Several children walking with an adult woman across a lawn with a castle in the distance

Castle touring with Hill Street Family Resource Center Summer Camp Kids!

You may be wondering: how does Hill Street pay for all of this? Who coughs up the dough for an event for thousands of people? Upon my arrival I learned that Hill Street is a private organization. Most of the funding comes from the Dublin City Council, and the money is allocated through approved proposals. For example, Prep for Preschool and the Chinese New Year’s Celebration were approved proposals. When the conflict in Ukraine began, Hill Street proposed a bi-weekly day care for parents and children. This offered the mothers a place to network, ask questions, and meet other Ukrainian families experiencing the conflict. It gave the children a sense of normalcy, access to playgrounds, and exposure to other kids. The city of Dublin had also placed dozens of Ukrainian mothers in the hotels in Dublin 1, where they stayed for months until more permanent housing became available, and their fathers and sons and husbands could join them.

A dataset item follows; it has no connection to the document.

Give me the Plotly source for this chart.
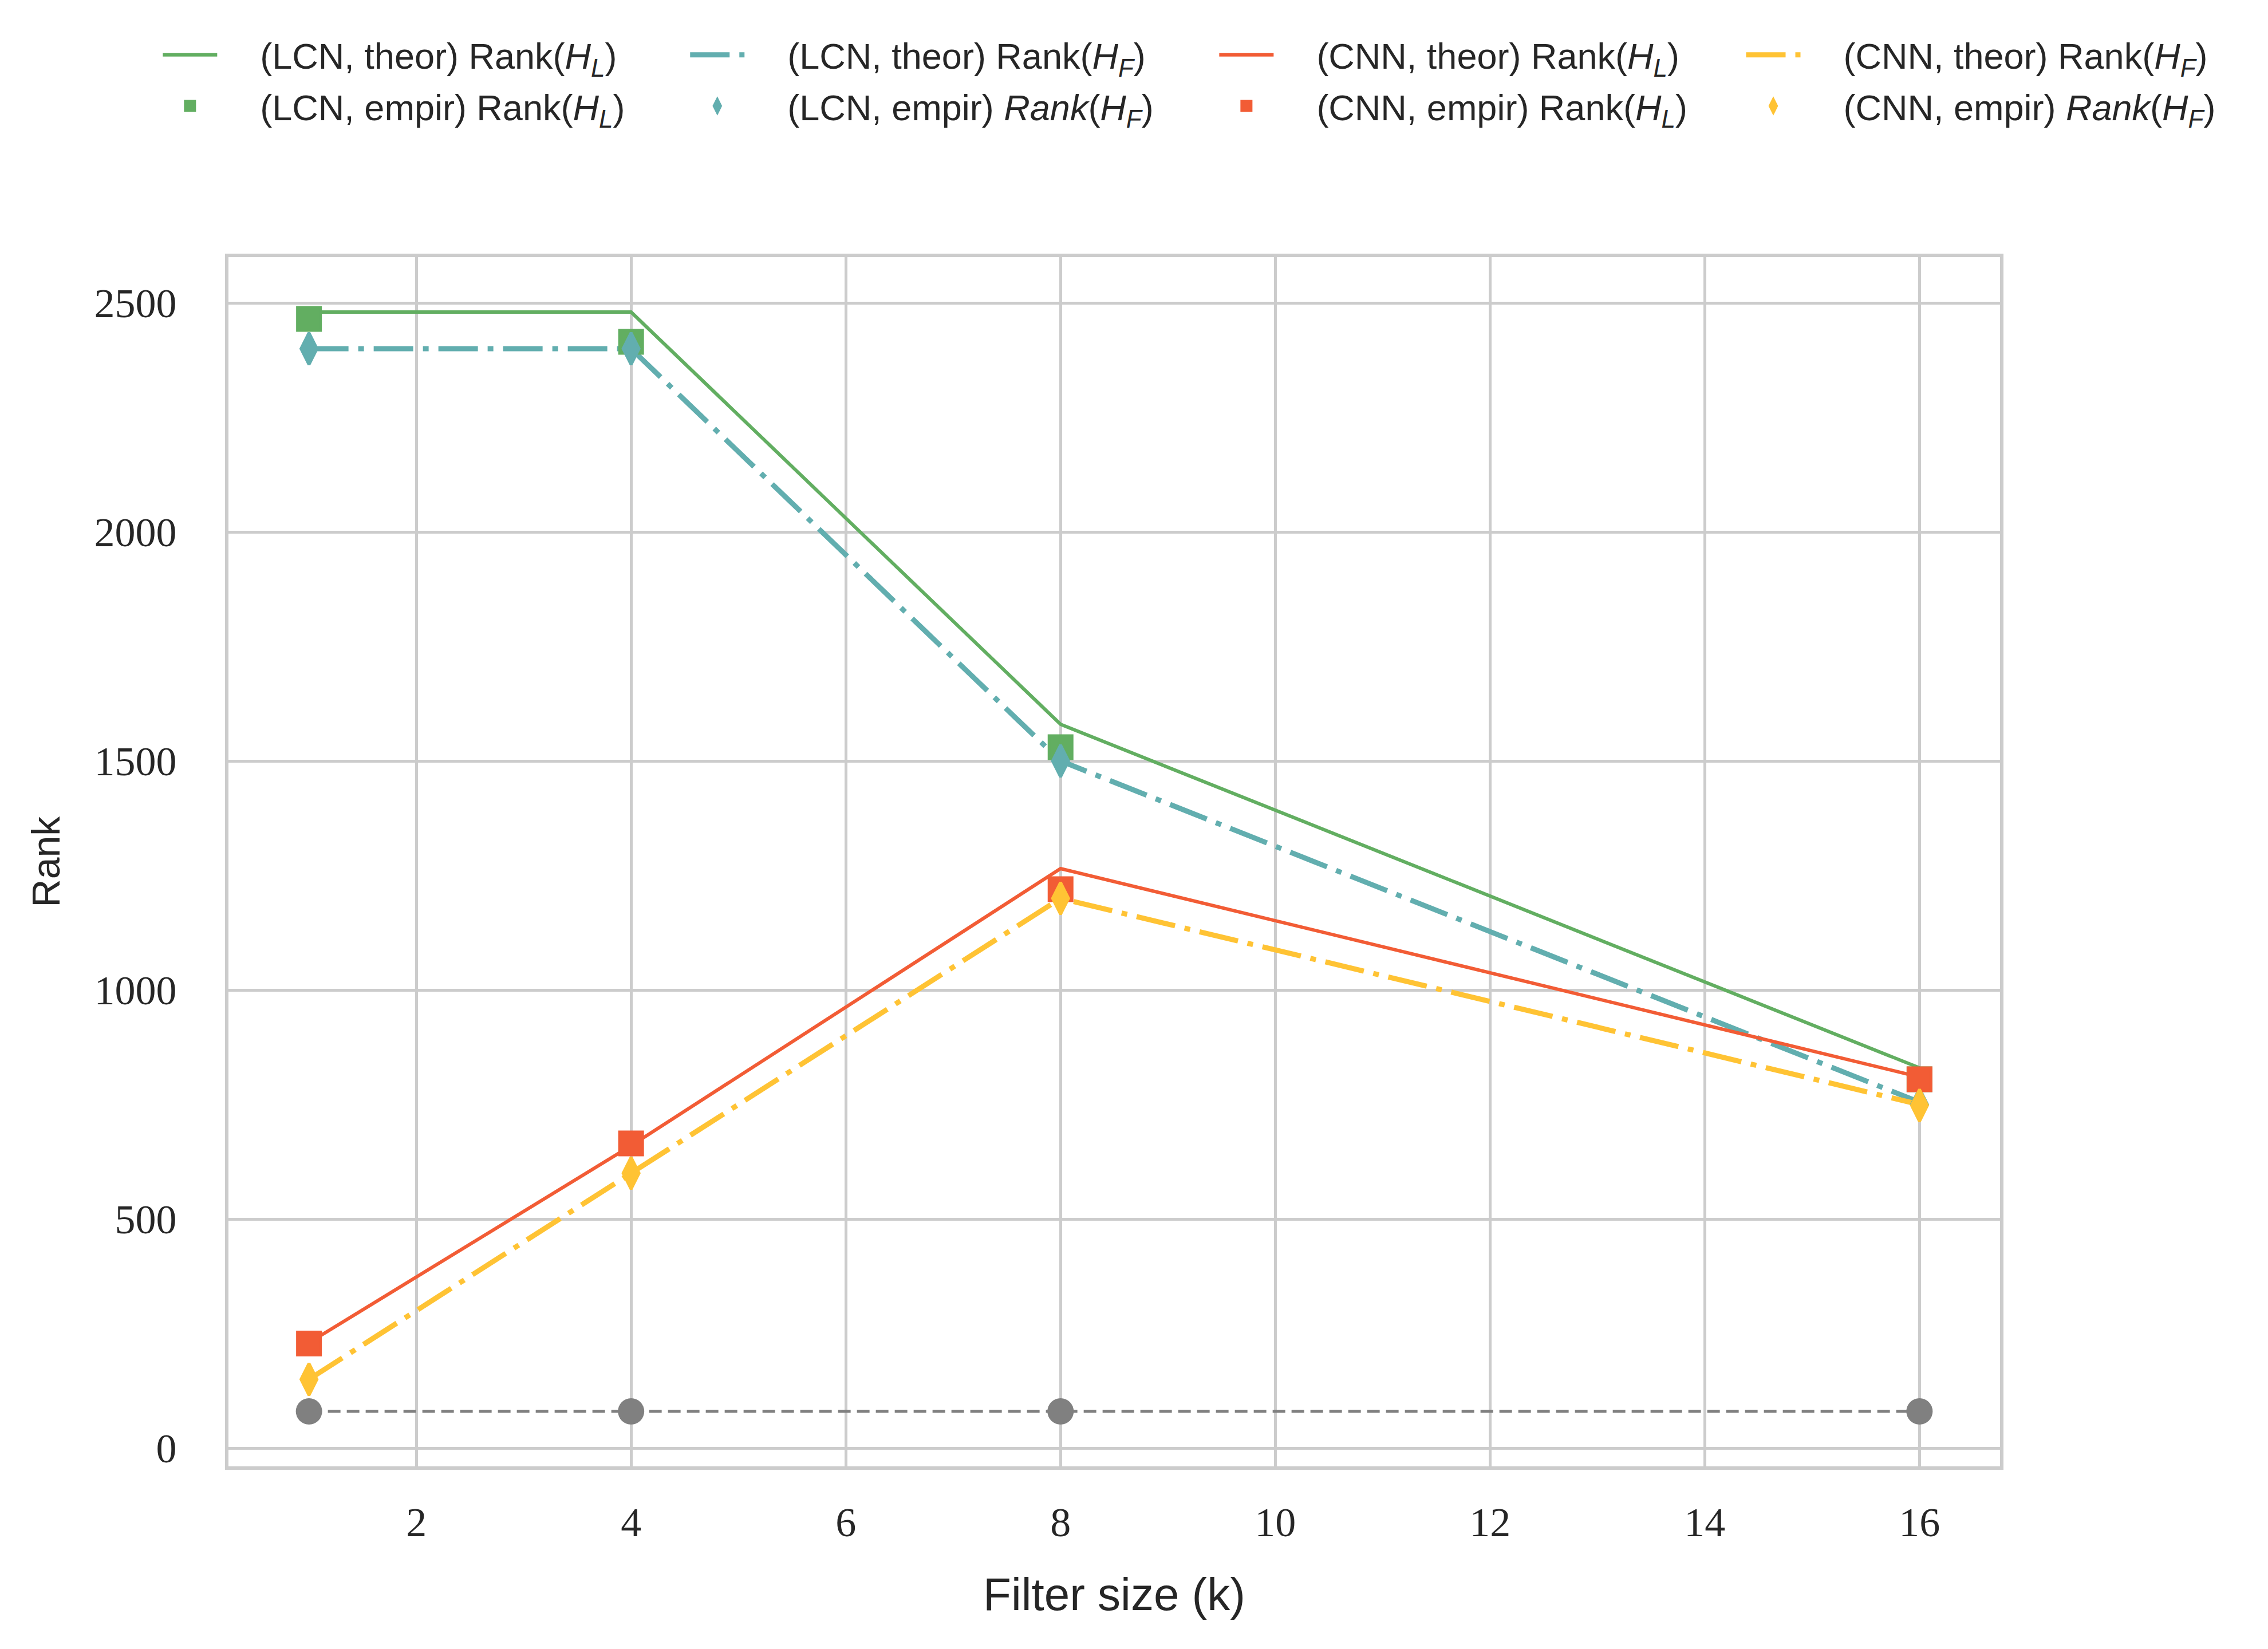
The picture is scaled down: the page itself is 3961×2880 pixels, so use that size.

The program I have helped to put on over the last four weeks is referred to as Summer Camp: a group of 16 kids comes Monday through Friday, 10 a.m. to 3 p.m., to go on three adventures: one to a local beach and one to a local park (both via public transportation) and one “Family Trip” via private bus. The family trip consists of the summer camp kids (a new group each week) and about 70 families from the area (a lot of the same faces I love). So, to put it in my perspective, I have spent the last month travelling Dublin, sight-seeing with some dear friends I have made over the summer, none older than seven or younger than two, some of whom don’t speak English. But hey, how much do you understand a three-year-old anyway?

Learning Self-Reliance

A large cliff above the ocean with a woman sitting alone on its edge

Me at Aran Island’s top attraction: The Inis More Wormhole. Don’t fall in!

Now, buckle in, because I am about to get to the most important lesson in this blog post, the cherry on top of this whole freaking thing. The fact is that the hardest part of study abroad is getting there. There are so many hoops to jump through, so many meetings and emails and phone calls and scholarship opportunities that you need because study abroad can be very expensive. If you do all that, you will find yourself getting on a plane with no clue in the world what you are walking in to. And then you just live–that is the lesson. Because if studying abroad has shown me anything it is that I can do it: I can make my way in the world. This is the first time I am the only one accountable for myself and the only time I will be accountable for only myself. I am so unbelievably young and free, and that is the beauty of being in your twenties.

As this blog post (which has turned out to be far more heartfelt than I intended) comes to a close, I want you to know that this summer I also travelled six out of the eight weekends I was abroad. During the week I worked 9-4, but I got off early on Fridays and managed to see London, Spain, Italy, Switzerland, Belfast and the Aran Islands. The experience of working and living in another country is the part of my summer abroad that enabled me to grow as a person. They say the point of an internship is to learn what you want from your career. This experience has confirmed not only that this is the field of work I want to go into, but also that I want to work in Ireland. So, in a year, with a bachelor’s in psychology, I hope to go work and study in Ireland. It isn’t as warm as Texas, but with free healthcare and affordable education, Ireland has definitely won my heart.